**Exercise directions:** Output the first line of the listing and each line after it, up to and including the line that contains "0.68,0.66,0.64,0.62,0.6,0.58,0.56,0.54,0.52,0.5,0.47];", exactly as written, minus the pictures.
☆ ☆ ☆ ☆
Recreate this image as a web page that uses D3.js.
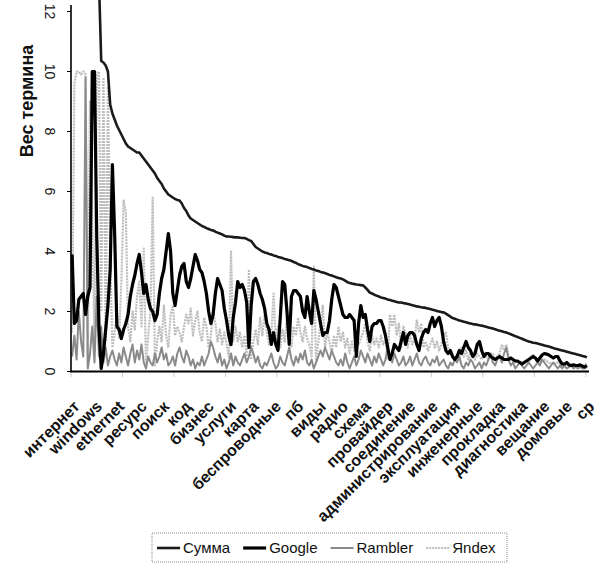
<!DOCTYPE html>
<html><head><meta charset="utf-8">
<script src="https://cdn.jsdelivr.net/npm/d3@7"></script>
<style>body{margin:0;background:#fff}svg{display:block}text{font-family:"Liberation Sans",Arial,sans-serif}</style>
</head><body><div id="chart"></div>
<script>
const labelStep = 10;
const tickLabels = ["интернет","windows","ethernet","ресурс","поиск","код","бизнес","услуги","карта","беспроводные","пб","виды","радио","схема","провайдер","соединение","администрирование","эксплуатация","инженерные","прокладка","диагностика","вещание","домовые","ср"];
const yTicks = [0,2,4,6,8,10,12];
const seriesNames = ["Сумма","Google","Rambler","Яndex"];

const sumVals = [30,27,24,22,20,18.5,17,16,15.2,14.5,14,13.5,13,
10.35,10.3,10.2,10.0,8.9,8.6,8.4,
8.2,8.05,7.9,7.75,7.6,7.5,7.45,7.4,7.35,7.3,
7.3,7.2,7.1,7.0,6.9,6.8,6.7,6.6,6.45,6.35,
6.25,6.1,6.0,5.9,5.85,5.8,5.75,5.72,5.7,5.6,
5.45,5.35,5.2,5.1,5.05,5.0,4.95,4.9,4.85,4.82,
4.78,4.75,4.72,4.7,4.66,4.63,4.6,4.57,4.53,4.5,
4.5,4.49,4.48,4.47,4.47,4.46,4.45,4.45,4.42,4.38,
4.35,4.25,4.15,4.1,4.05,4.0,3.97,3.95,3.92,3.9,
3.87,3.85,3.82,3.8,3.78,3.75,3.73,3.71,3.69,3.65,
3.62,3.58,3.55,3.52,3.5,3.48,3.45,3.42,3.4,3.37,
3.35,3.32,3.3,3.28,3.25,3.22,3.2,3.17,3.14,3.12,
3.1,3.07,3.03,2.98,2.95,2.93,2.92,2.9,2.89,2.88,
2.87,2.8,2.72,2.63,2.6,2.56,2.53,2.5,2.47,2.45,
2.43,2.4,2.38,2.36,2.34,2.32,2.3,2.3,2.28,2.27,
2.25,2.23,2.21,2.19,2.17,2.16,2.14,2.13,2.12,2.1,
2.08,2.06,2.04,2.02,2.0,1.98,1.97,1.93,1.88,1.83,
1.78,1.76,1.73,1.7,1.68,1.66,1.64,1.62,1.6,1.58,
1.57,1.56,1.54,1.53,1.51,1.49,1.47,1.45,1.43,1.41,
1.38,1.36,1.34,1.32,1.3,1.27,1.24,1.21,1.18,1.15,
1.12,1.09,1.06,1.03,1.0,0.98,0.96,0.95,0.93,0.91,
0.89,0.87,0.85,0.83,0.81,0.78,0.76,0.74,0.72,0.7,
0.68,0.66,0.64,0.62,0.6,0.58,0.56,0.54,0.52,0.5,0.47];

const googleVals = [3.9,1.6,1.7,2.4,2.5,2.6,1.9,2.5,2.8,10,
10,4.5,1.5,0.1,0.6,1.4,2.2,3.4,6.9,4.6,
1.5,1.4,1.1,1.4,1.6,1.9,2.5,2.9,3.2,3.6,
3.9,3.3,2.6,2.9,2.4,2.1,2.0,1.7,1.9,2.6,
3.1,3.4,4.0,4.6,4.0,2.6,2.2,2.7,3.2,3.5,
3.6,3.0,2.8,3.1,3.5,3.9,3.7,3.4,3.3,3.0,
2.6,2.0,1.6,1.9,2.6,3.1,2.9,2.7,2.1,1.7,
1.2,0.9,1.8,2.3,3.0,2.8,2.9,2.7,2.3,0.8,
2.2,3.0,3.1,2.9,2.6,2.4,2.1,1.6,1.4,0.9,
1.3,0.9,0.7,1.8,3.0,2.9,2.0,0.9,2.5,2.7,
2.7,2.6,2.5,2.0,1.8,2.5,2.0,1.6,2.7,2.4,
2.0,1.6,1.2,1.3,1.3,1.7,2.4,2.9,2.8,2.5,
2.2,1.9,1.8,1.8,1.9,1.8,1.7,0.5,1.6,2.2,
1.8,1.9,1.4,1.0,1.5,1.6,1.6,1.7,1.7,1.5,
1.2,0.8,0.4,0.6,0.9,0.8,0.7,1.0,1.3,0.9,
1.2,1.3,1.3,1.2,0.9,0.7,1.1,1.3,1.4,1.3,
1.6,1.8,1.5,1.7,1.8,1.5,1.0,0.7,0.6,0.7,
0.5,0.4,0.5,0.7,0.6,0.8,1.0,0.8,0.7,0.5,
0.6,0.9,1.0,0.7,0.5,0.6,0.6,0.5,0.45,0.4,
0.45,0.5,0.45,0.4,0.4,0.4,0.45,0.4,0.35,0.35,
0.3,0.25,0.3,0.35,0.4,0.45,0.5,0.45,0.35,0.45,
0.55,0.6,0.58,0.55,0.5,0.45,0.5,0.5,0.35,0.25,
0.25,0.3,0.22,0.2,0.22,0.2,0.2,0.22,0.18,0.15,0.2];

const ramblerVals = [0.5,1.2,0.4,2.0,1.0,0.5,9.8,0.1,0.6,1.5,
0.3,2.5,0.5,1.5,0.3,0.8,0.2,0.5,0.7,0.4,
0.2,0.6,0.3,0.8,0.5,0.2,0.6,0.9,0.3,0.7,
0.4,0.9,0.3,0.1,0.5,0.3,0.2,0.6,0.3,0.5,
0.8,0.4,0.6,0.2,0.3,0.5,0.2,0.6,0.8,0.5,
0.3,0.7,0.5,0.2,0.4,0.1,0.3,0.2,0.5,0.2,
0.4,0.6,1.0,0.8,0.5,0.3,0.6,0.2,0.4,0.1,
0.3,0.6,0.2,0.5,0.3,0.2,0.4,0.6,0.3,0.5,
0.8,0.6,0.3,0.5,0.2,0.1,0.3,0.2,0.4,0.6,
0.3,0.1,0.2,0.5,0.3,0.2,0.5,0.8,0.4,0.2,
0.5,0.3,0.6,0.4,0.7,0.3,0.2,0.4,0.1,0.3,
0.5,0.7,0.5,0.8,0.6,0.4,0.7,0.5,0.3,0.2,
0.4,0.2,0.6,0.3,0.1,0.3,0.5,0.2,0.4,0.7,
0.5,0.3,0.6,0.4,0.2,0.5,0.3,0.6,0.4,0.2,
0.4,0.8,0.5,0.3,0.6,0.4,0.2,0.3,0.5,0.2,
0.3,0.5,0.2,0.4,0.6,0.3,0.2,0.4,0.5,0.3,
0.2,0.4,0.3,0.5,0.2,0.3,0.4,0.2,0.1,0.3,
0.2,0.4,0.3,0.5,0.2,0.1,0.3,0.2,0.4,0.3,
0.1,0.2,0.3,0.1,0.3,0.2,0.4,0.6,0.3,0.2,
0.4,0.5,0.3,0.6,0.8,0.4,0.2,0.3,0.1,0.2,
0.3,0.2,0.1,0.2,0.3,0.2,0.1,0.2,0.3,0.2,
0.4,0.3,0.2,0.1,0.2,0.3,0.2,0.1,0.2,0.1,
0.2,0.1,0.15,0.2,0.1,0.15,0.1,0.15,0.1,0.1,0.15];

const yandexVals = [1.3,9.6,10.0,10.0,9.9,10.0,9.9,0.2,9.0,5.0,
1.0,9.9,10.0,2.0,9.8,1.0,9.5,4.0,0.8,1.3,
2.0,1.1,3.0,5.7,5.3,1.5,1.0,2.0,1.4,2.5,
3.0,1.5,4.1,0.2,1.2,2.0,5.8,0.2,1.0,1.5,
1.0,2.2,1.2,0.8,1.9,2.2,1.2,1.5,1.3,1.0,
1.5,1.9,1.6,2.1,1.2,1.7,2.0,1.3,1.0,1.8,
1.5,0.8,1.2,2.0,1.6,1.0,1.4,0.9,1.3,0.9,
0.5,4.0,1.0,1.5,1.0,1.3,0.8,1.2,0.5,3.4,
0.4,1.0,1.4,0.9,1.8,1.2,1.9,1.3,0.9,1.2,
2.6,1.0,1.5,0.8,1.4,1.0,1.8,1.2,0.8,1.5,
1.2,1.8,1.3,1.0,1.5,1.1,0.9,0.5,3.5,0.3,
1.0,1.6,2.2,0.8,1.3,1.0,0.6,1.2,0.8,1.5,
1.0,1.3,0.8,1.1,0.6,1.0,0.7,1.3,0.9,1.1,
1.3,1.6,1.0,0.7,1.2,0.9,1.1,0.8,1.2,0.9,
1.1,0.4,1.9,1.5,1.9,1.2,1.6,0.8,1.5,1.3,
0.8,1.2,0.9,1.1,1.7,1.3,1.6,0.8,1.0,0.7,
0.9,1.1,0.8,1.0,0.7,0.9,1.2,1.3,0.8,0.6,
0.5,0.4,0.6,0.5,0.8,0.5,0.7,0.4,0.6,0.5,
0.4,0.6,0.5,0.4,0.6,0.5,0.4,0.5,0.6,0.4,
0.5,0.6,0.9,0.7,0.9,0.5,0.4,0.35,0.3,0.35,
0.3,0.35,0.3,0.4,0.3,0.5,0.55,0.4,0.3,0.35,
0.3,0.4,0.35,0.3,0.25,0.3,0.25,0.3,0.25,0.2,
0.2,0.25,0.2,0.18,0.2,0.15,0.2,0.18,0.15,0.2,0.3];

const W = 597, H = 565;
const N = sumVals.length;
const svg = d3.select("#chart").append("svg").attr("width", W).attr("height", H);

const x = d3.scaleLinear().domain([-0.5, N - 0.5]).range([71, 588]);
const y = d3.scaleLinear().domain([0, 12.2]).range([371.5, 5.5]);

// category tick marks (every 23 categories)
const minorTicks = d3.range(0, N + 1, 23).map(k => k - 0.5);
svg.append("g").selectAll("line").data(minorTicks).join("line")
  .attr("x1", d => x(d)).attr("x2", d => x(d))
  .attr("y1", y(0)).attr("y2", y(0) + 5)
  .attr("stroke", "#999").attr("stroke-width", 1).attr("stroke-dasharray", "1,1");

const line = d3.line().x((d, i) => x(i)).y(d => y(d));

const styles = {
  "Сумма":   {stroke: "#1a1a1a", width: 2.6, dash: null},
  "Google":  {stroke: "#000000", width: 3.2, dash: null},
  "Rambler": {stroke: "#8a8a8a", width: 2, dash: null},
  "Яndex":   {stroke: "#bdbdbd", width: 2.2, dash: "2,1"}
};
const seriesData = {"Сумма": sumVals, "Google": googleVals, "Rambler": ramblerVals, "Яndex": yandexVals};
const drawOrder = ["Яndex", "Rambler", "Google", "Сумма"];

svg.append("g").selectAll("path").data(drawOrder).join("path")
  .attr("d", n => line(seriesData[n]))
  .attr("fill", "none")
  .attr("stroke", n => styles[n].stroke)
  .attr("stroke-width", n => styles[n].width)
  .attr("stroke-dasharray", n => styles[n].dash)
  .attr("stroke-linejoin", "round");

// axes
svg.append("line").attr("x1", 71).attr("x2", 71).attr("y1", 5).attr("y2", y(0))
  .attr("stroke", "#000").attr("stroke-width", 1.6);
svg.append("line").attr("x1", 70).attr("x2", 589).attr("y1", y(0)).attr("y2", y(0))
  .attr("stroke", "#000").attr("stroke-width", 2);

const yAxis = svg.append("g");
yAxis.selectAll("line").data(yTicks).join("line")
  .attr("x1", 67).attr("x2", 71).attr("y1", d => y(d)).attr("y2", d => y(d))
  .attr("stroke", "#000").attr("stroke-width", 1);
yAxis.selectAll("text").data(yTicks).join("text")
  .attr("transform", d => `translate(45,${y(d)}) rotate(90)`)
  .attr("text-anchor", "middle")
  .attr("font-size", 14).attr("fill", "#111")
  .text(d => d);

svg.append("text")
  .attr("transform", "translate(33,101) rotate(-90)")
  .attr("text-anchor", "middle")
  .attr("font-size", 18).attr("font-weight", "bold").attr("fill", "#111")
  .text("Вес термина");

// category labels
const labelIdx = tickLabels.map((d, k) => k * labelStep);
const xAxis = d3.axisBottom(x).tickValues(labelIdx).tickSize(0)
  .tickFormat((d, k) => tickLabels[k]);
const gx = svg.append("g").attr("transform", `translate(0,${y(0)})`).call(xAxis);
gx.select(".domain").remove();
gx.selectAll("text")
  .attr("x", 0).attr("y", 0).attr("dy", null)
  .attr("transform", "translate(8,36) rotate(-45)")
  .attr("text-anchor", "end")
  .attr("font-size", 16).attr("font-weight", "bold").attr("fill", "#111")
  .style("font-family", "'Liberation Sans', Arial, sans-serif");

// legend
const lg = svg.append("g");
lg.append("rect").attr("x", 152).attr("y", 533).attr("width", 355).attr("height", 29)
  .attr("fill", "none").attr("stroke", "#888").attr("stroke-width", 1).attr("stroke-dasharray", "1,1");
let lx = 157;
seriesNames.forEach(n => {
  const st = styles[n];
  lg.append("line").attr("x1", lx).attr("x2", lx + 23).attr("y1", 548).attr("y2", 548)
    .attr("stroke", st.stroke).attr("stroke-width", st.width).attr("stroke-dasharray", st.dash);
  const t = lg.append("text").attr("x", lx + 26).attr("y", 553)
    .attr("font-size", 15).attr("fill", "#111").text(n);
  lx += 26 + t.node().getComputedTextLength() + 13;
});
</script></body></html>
☆ ☆ ☆ ☆
**Final answer:**
Recreate this image as a web page that uses D3.js.
<!DOCTYPE html>
<html><head><meta charset="utf-8">
<script src="https://cdn.jsdelivr.net/npm/d3@7"></script>
<style>body{margin:0;background:#fff}svg{display:block}text{font-family:"Liberation Sans",Arial,sans-serif}</style>
</head><body><div id="chart"></div>
<script>
const labelStep = 10;
const tickLabels = ["интернет","windows","ethernet","ресурс","поиск","код","бизнес","услуги","карта","беспроводные","пб","виды","радио","схема","провайдер","соединение","администрирование","эксплуатация","инженерные","прокладка","диагностика","вещание","домовые","ср"];
const yTicks = [0,2,4,6,8,10,12];
const seriesNames = ["Сумма","Google","Rambler","Яndex"];

const sumVals = [30,27,24,22,20,18.5,17,16,15.2,14.5,14,13.5,13,
10.35,10.3,10.2,10.0,8.9,8.6,8.4,
8.2,8.05,7.9,7.75,7.6,7.5,7.45,7.4,7.35,7.3,
7.3,7.2,7.1,7.0,6.9,6.8,6.7,6.6,6.45,6.35,
6.25,6.1,6.0,5.9,5.85,5.8,5.75,5.72,5.7,5.6,
5.45,5.35,5.2,5.1,5.05,5.0,4.95,4.9,4.85,4.82,
4.78,4.75,4.72,4.7,4.66,4.63,4.6,4.57,4.53,4.5,
4.5,4.49,4.48,4.47,4.47,4.46,4.45,4.45,4.42,4.38,
4.35,4.25,4.15,4.1,4.05,4.0,3.97,3.95,3.92,3.9,
3.87,3.85,3.82,3.8,3.78,3.75,3.73,3.71,3.69,3.65,
3.62,3.58,3.55,3.52,3.5,3.48,3.45,3.42,3.4,3.37,
3.35,3.32,3.3,3.28,3.25,3.22,3.2,3.17,3.14,3.12,
3.1,3.07,3.03,2.98,2.95,2.93,2.92,2.9,2.89,2.88,
2.87,2.8,2.72,2.63,2.6,2.56,2.53,2.5,2.47,2.45,
2.43,2.4,2.38,2.36,2.34,2.32,2.3,2.3,2.28,2.27,
2.25,2.23,2.21,2.19,2.17,2.16,2.14,2.13,2.12,2.1,
2.08,2.06,2.04,2.02,2.0,1.98,1.97,1.93,1.88,1.83,
1.78,1.76,1.73,1.7,1.68,1.66,1.64,1.62,1.6,1.58,
1.57,1.56,1.54,1.53,1.51,1.49,1.47,1.45,1.43,1.41,
1.38,1.36,1.34,1.32,1.3,1.27,1.24,1.21,1.18,1.15,
1.12,1.09,1.06,1.03,1.0,0.98,0.96,0.95,0.93,0.91,
0.89,0.87,0.85,0.83,0.81,0.78,0.76,0.74,0.72,0.7,
0.68,0.66,0.64,0.62,0.6,0.58,0.56,0.54,0.52,0.5,0.47];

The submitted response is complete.